Repeat the data word for word. Do not include the pictures.
........
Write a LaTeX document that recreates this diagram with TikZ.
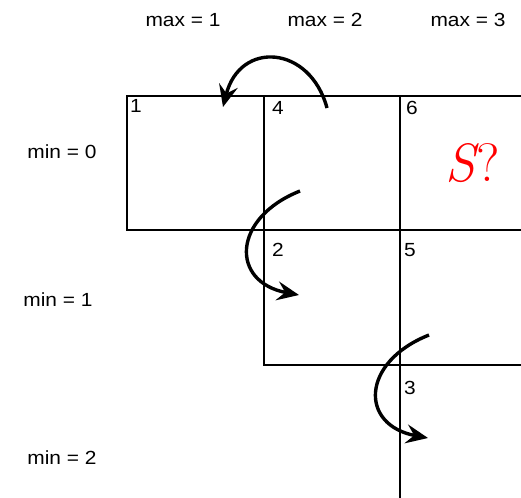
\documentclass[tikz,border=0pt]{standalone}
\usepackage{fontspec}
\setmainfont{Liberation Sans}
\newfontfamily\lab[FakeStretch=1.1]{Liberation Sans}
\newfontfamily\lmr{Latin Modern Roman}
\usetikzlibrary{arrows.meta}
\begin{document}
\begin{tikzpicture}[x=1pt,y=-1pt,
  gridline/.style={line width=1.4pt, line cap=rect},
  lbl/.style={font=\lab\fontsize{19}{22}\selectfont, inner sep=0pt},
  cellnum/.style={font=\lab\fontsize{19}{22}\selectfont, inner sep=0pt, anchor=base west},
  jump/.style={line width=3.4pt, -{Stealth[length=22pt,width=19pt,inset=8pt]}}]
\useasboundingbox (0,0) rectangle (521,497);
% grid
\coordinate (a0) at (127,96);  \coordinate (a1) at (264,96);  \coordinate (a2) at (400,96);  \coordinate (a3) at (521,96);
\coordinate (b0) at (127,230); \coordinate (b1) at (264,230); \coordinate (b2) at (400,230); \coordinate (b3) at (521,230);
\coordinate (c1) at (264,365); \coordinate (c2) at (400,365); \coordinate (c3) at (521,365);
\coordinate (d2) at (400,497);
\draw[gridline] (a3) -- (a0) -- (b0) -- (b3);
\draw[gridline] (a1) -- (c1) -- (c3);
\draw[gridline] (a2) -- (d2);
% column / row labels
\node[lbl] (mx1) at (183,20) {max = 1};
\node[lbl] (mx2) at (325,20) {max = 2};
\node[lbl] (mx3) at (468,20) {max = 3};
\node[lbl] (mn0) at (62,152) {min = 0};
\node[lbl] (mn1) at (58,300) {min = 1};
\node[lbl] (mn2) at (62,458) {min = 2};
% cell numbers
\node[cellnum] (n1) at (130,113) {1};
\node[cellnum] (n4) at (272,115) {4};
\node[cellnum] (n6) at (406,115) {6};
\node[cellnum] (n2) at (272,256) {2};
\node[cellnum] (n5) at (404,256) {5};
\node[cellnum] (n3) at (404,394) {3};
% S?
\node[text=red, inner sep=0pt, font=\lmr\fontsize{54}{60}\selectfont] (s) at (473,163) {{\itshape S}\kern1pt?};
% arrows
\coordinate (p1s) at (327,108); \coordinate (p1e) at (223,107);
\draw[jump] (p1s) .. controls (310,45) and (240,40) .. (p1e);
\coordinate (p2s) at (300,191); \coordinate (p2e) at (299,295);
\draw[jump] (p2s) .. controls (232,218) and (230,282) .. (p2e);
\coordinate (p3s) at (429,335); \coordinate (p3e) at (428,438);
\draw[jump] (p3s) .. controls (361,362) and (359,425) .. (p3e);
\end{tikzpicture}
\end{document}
........
» EXPECTED OUTPUT:
Write a LaTeX document that recreates this diagram with TikZ.
\documentclass[tikz,border=0pt]{standalone}
\usepackage{fontspec}
\setmainfont{Liberation Sans}
\newfontfamily\lab[FakeStretch=1.1]{Liberation Sans}
\newfontfamily\lmr{Latin Modern Roman}
\usetikzlibrary{arrows.meta}
\begin{document}
\begin{tikzpicture}[x=1pt,y=-1pt,
  gridline/.style={line width=1.4pt, line cap=rect},
  lbl/.style={font=\lab\fontsize{19}{22}\selectfont, inner sep=0pt},
  cellnum/.style={font=\lab\fontsize{19}{22}\selectfont, inner sep=0pt, anchor=base west},
  jump/.style={line width=3.4pt, -{Stealth[length=22pt,width=19pt,inset=8pt]}}]
\useasboundingbox (0,0) rectangle (521,497);
% grid
\coordinate (a0) at (127,96);  \coordinate (a1) at (264,96);  \coordinate (a2) at (400,96);  \coordinate (a3) at (521,96);
\coordinate (b0) at (127,230); \coordinate (b1) at (264,230); \coordinate (b2) at (400,230); \coordinate (b3) at (521,230);
\coordinate (c1) at (264,365); \coordinate (c2) at (400,365); \coordinate (c3) at (521,365);
\coordinate (d2) at (400,497);
\draw[gridline] (a3) -- (a0) -- (b0) -- (b3);
\draw[gridline] (a1) -- (c1) -- (c3);
\draw[gridline] (a2) -- (d2);
% column / row labels
\node[lbl] (mx1) at (183,20) {max = 1};
\node[lbl] (mx2) at (325,20) {max = 2};
\node[lbl] (mx3) at (468,20) {max = 3};
\node[lbl] (mn0) at (62,152) {min = 0};
\node[lbl] (mn1) at (58,300) {min = 1};
\node[lbl] (mn2) at (62,458) {min = 2};
% cell numbers
\node[cellnum] (n1) at (130,113) {1};
\node[cellnum] (n4) at (272,115) {4};
\node[cellnum] (n6) at (406,115) {6};
\node[cellnum] (n2) at (272,256) {2};
\node[cellnum] (n5) at (404,256) {5};
\node[cellnum] (n3) at (404,394) {3};
% S?
\node[text=red, inner sep=0pt, font=\lmr\fontsize{54}{60}\selectfont] (s) at (473,163) {{\itshape S}\kern1pt?};
% arrows
\coordinate (p1s) at (327,108); \coordinate (p1e) at (223,107);
\draw[jump] (p1s) .. controls (310,45) and (240,40) .. (p1e);
\coordinate (p2s) at (300,191); \coordinate (p2e) at (299,295);
\draw[jump] (p2s) .. controls (232,218) and (230,282) .. (p2e);
\coordinate (p3s) at (429,335); \coordinate (p3e) at (428,438);
\draw[jump] (p3s) .. controls (361,362) and (359,425) .. (p3e);
\end{tikzpicture}
\end{document}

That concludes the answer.